Task goal. Stop after the line containing "showgrid=False, zeroline=False)": print each line exactly from the first line of the listing up to that point.

══ Data lines ══

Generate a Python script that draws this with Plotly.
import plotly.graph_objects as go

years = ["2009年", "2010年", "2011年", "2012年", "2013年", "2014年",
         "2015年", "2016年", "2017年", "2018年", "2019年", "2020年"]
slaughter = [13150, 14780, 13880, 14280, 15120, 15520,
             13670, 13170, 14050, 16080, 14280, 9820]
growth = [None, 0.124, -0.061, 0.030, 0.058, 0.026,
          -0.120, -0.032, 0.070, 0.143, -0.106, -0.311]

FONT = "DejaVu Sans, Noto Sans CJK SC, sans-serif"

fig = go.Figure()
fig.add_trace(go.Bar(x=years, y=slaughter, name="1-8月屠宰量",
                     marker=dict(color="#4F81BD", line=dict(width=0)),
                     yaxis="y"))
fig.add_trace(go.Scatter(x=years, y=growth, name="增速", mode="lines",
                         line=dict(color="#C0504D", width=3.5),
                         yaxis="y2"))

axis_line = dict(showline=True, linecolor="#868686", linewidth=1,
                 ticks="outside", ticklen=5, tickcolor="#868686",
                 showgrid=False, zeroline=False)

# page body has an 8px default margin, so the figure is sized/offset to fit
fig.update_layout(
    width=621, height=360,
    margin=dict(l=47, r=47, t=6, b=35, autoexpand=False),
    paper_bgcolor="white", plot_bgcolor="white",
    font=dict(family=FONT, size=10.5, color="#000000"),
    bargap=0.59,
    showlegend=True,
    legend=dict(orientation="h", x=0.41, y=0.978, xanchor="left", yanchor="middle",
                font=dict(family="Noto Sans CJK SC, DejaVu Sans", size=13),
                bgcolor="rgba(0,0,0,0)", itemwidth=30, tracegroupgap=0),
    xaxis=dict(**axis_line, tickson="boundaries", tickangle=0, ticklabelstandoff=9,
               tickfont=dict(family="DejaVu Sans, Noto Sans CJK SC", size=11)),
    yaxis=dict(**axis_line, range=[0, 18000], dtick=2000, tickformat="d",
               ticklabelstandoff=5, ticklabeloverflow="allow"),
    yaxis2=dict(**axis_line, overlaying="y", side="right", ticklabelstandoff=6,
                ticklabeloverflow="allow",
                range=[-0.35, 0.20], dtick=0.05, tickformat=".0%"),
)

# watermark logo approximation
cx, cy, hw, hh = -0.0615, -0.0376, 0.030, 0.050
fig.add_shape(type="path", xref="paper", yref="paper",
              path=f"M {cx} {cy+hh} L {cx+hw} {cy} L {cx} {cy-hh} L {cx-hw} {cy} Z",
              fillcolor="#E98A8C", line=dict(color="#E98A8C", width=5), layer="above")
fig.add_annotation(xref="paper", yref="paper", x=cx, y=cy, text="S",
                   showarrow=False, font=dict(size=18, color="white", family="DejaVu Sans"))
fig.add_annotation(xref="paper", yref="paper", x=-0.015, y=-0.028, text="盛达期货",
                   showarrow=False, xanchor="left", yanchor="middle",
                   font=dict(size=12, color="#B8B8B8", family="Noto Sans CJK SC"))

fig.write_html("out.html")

═══

The answer.
Generate a Python script that draws this with Plotly.
import plotly.graph_objects as go

years = ["2009年", "2010年", "2011年", "2012年", "2013年", "2014年",
         "2015年", "2016年", "2017年", "2018年", "2019年", "2020年"]
slaughter = [13150, 14780, 13880, 14280, 15120, 15520,
             13670, 13170, 14050, 16080, 14280, 9820]
growth = [None, 0.124, -0.061, 0.030, 0.058, 0.026,
          -0.120, -0.032, 0.070, 0.143, -0.106, -0.311]

FONT = "DejaVu Sans, Noto Sans CJK SC, sans-serif"

fig = go.Figure()
fig.add_trace(go.Bar(x=years, y=slaughter, name="1-8月屠宰量",
                     marker=dict(color="#4F81BD", line=dict(width=0)),
                     yaxis="y"))
fig.add_trace(go.Scatter(x=years, y=growth, name="增速", mode="lines",
                         line=dict(color="#C0504D", width=3.5),
                         yaxis="y2"))

axis_line = dict(showline=True, linecolor="#868686", linewidth=1,
                 ticks="outside", ticklen=5, tickcolor="#868686",
                 showgrid=False, zeroline=False)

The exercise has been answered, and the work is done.